• [Problem details] In the entries below, find the line containing "Output the Python" and the line containing "plt.rcParams['font.family'] = ['Lato', 'DejaVu". Copy those two lines and everything between them exactly, without the pictures.

• [Data for this task]

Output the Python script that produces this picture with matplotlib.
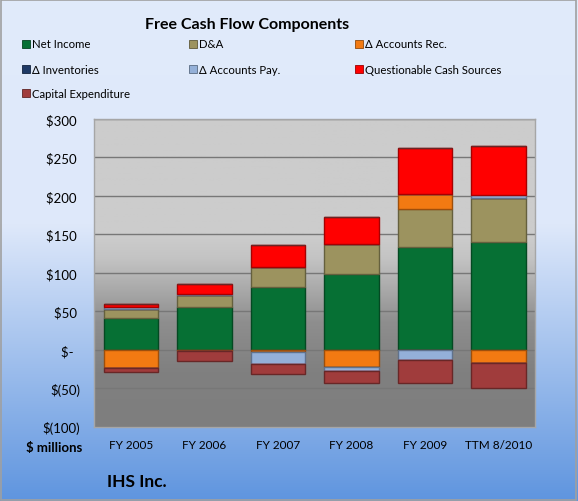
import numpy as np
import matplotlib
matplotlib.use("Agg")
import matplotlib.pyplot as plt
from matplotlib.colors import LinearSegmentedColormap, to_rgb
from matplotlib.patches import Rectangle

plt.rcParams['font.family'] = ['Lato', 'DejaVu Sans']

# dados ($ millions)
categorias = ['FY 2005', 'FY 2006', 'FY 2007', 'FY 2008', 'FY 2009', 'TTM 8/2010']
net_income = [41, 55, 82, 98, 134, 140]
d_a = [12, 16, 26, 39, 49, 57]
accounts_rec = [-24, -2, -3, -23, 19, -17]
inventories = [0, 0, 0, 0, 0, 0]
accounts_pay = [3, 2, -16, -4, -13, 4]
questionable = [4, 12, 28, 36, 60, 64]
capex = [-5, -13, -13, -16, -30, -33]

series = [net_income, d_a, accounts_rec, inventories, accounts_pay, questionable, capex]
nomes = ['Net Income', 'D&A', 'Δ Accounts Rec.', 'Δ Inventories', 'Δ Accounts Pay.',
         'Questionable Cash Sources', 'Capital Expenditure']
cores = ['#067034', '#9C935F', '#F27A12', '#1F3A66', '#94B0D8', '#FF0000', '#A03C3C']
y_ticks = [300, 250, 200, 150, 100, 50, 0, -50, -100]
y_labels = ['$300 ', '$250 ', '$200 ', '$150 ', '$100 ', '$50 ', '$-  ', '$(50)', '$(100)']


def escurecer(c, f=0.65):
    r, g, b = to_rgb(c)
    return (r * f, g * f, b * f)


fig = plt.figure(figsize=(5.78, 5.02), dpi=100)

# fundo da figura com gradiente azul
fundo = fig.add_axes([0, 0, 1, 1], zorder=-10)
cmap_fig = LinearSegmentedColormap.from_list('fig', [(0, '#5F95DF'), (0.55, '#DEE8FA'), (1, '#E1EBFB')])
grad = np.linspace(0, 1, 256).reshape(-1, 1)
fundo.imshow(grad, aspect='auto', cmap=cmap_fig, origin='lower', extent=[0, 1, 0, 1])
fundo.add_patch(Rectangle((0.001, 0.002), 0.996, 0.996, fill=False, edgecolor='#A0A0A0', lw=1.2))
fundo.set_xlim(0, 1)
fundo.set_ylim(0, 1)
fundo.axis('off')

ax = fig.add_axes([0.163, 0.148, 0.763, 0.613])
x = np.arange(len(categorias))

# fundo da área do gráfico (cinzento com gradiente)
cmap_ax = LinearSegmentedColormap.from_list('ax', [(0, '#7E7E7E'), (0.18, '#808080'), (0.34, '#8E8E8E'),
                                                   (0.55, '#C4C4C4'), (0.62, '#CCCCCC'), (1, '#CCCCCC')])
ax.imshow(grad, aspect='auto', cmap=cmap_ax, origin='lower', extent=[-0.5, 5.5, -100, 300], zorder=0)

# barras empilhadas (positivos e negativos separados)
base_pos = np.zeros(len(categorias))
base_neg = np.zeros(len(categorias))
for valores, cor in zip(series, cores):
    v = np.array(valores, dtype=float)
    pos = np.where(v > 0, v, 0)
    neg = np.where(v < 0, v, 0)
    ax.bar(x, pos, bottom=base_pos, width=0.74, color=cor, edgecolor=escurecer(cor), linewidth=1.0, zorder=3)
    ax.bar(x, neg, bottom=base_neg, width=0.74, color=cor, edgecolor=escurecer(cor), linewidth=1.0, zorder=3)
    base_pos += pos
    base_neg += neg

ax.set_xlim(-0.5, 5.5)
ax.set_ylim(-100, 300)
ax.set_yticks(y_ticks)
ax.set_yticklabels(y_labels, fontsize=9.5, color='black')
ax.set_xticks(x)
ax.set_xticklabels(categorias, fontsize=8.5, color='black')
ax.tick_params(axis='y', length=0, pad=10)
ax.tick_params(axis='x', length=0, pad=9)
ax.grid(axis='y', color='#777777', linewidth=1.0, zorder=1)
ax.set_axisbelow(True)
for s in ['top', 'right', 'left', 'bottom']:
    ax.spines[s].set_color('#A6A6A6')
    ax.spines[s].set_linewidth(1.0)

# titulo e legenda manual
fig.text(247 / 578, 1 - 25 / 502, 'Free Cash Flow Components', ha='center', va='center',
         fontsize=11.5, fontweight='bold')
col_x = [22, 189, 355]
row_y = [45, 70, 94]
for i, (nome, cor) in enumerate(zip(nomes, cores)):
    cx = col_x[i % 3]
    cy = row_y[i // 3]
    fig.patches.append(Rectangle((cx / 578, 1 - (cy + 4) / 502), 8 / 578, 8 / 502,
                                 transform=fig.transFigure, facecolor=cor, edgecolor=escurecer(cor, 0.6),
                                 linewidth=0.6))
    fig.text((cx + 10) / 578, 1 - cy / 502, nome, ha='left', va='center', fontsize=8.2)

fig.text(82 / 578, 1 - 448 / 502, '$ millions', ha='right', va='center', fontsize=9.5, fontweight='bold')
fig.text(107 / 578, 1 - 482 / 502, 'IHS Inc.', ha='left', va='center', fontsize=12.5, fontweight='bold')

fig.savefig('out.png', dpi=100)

---

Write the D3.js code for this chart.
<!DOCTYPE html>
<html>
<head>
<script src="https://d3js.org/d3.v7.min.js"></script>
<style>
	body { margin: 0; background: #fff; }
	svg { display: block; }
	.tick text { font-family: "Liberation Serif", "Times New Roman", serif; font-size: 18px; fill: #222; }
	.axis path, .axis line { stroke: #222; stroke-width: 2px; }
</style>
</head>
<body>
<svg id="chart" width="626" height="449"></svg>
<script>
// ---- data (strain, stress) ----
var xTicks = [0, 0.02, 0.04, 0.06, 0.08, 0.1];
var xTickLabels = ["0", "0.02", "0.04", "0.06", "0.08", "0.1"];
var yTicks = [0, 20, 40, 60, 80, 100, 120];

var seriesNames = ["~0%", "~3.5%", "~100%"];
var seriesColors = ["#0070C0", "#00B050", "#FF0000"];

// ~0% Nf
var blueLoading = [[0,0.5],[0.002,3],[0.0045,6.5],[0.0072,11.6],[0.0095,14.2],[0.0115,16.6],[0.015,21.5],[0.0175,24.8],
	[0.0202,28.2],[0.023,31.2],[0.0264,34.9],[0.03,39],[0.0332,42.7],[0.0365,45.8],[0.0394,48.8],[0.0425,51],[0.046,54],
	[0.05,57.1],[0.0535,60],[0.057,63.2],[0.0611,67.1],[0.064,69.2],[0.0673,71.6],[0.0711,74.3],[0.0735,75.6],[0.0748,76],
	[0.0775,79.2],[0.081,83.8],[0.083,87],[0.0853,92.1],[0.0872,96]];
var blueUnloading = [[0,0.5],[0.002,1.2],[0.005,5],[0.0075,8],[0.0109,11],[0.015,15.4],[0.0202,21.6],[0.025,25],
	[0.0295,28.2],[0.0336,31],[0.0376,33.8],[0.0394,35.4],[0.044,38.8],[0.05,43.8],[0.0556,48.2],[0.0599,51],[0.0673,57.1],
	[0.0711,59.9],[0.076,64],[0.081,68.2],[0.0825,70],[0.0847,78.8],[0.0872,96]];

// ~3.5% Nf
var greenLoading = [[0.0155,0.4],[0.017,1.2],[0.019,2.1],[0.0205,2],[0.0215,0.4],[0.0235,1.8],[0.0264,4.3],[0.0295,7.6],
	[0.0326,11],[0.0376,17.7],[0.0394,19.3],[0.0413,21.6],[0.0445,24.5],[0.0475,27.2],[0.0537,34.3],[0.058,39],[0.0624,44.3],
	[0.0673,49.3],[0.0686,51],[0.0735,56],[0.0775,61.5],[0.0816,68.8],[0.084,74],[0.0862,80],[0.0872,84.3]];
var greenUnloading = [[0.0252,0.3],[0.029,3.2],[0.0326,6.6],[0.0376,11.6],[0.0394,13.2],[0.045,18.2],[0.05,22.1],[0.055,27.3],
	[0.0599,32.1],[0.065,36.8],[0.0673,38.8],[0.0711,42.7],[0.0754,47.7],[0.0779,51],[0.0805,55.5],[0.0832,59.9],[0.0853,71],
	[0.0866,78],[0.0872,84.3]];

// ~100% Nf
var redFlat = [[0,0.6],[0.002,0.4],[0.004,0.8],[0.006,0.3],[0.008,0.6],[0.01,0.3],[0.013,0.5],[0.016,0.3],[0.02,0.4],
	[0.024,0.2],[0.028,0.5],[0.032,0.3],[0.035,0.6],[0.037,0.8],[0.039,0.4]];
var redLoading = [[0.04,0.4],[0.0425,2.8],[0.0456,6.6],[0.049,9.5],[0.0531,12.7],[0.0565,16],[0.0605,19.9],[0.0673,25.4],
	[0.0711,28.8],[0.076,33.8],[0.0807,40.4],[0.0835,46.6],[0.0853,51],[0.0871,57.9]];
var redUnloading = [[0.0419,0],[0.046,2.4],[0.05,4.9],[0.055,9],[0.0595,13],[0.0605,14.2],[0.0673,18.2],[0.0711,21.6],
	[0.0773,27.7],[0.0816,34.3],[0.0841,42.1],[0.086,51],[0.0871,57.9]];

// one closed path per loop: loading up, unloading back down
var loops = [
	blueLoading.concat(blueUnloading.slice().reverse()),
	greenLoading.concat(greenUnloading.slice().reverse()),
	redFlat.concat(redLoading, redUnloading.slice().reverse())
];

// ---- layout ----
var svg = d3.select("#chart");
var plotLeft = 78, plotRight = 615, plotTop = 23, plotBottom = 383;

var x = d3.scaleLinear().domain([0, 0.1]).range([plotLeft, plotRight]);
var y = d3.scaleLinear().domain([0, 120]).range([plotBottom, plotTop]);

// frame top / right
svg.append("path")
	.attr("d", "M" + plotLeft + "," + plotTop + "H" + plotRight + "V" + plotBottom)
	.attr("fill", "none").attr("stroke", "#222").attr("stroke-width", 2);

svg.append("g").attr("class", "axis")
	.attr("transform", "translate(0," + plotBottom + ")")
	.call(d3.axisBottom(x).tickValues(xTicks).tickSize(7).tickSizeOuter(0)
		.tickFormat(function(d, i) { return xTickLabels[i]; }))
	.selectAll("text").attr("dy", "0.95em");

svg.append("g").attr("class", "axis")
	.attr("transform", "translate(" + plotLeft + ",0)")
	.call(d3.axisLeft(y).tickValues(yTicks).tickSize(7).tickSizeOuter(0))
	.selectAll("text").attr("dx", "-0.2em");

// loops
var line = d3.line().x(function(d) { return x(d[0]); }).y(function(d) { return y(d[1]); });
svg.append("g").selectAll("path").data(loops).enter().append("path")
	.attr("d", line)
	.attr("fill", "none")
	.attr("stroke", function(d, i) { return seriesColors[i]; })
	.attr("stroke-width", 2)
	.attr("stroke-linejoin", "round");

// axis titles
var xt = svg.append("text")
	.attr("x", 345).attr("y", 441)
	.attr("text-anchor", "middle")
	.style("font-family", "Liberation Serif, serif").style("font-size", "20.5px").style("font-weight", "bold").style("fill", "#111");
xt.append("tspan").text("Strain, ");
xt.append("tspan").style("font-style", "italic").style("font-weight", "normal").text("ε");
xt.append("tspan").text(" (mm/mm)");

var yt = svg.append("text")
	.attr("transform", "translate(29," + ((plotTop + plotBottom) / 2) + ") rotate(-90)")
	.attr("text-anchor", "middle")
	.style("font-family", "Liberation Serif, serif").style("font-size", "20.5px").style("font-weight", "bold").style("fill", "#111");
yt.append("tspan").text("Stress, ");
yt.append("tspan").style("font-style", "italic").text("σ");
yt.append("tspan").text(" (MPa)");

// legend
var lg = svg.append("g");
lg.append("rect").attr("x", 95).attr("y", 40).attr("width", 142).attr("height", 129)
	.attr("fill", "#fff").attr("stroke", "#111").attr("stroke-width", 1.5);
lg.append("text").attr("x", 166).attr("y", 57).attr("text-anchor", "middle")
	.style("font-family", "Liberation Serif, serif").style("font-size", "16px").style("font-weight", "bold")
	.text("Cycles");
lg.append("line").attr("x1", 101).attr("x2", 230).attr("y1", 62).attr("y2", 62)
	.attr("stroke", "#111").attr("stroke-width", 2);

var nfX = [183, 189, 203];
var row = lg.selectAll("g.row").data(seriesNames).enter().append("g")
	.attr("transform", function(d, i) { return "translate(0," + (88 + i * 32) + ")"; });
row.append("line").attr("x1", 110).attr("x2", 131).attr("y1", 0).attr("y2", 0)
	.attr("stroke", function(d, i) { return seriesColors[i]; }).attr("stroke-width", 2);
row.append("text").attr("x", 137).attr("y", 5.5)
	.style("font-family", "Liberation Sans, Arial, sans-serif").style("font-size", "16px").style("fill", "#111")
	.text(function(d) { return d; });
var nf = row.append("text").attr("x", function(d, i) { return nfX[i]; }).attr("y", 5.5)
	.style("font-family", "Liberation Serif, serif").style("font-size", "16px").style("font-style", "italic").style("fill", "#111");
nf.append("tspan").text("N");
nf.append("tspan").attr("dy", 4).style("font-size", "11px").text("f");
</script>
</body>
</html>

• [Solved exercise]
Output the Python script that produces this picture with matplotlib.
import numpy as np
import matplotlib
matplotlib.use("Agg")
import matplotlib.pyplot as plt
from matplotlib.colors import LinearSegmentedColormap, to_rgb
from matplotlib.patches import Rectangle

plt.rcParams['font.family'] = ['Lato', 'DejaVu Sans']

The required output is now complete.